[chapter-delegates] Teaching analogies
Timo Kiravuo
timo.kiravuo at isoc.fi
Wed Apr 6 11:45:36 PDT 2005
> From: Veni Markovski <veni at veni.com>
> DHCP
> You wake up after wild drinking. Your first words are "Who am I?", "Where
Nice, except with DHCP you first ask "Can anybody tell me who am I?"
and then you reply to the first person to answer back "OK, you tell me
who am I". Otherwise you would have several servers giving a lease to
you.
I have used the postal system as an analogy to the Internet and it
seems to work pretty well:
The postal system provides IP and all the layers below it, which you
really don't know about. This means that the postal system has the
right to delay, change order, lose, destroy etc. of any of your mail.
Absolutely no guarantee of delivery.
When you order a magazine with a serial story (insert the name of a
local magazine, I use Donald Duck and Don Rosa's stories, which are
very popular in Finland), the postal system tries to deliver the
magazine, but then you have your mother/secretary/somebody put the
magazines in order, so that you can read the whole story at one go and
in the right order. So your mother is the TCP.

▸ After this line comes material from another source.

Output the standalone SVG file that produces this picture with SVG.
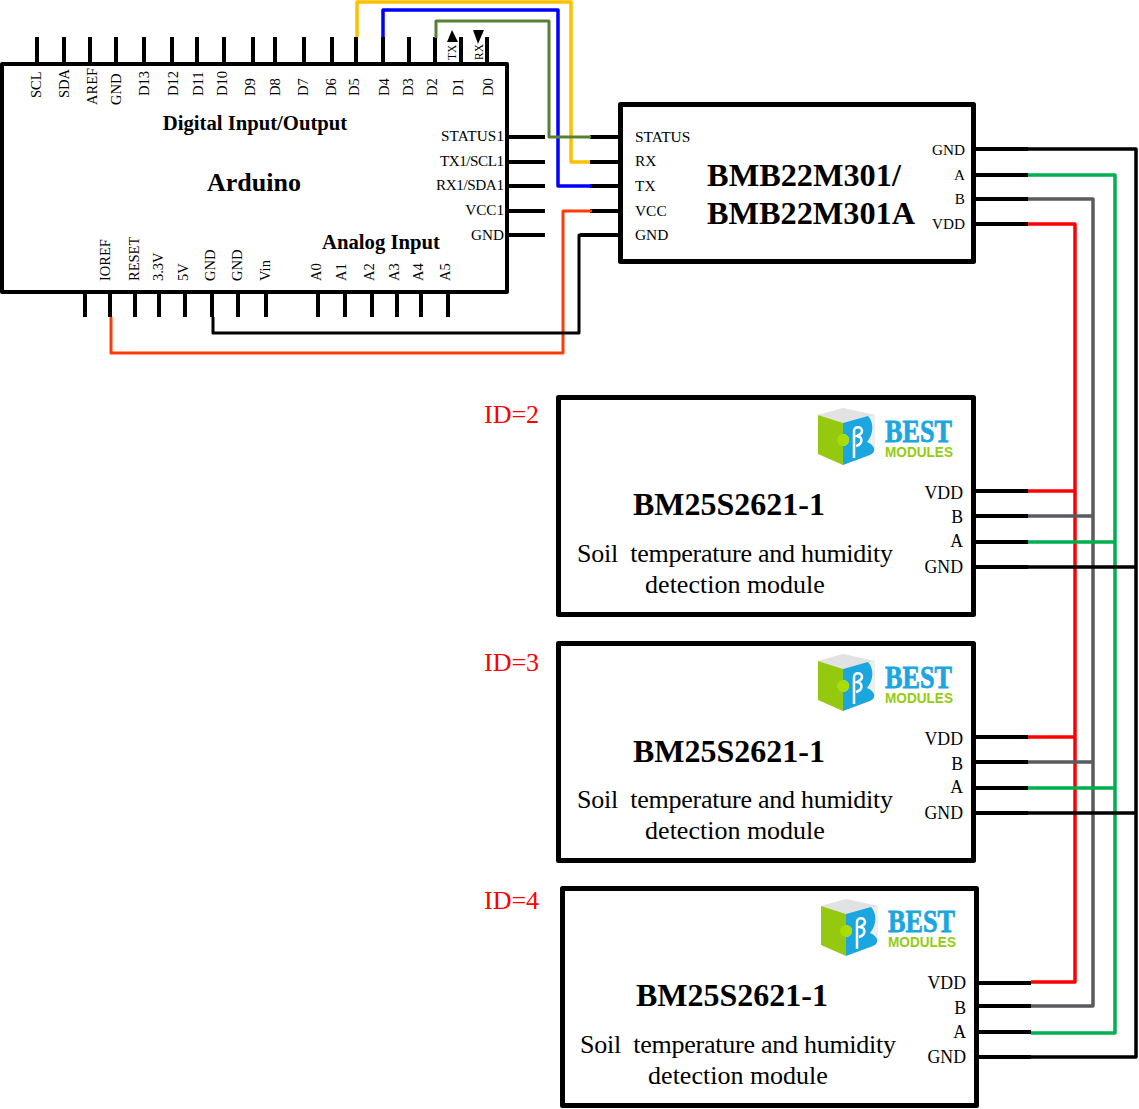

Now here is the first important analogy. If one magazine is missing,
your mom does not complain to the post office, but contacts the
publisher of the magazine and the publisher will send a new one.
Actually the postal system is so stupid (stateless, connectionless)
that they bring you a magazine every week, but if you ask them, they
know nothing about it. The connection is between you and the publisher
and it only exists because both you and the publisher know about it
(hold the state of the connection).
Then I usually go on to explain that there is no way to know how my
mail is routed and how it is transported, but I know how to address a
letter and put it into the postbox and the post office knows how to
deliver the mail to me through my mail slot. These are the APIs, the
second important analogy. And when my mail goes into the mail bag the
SDU is encapsulated into a PDU.
This analogy extends pretty nicely. A colleague of mine noted that
Christmas cards are Pings and courier services provide QoS. And it is
easy to explain the purpose of layered protocols, when you explain how
difficult it would be for each publisher to transport their magazines
by themselves.
I usually start by explaining the application, TCP and IP layers
technically and then I go over the same stuff by using the analogy.
The views of comprehension on people's faces are nice.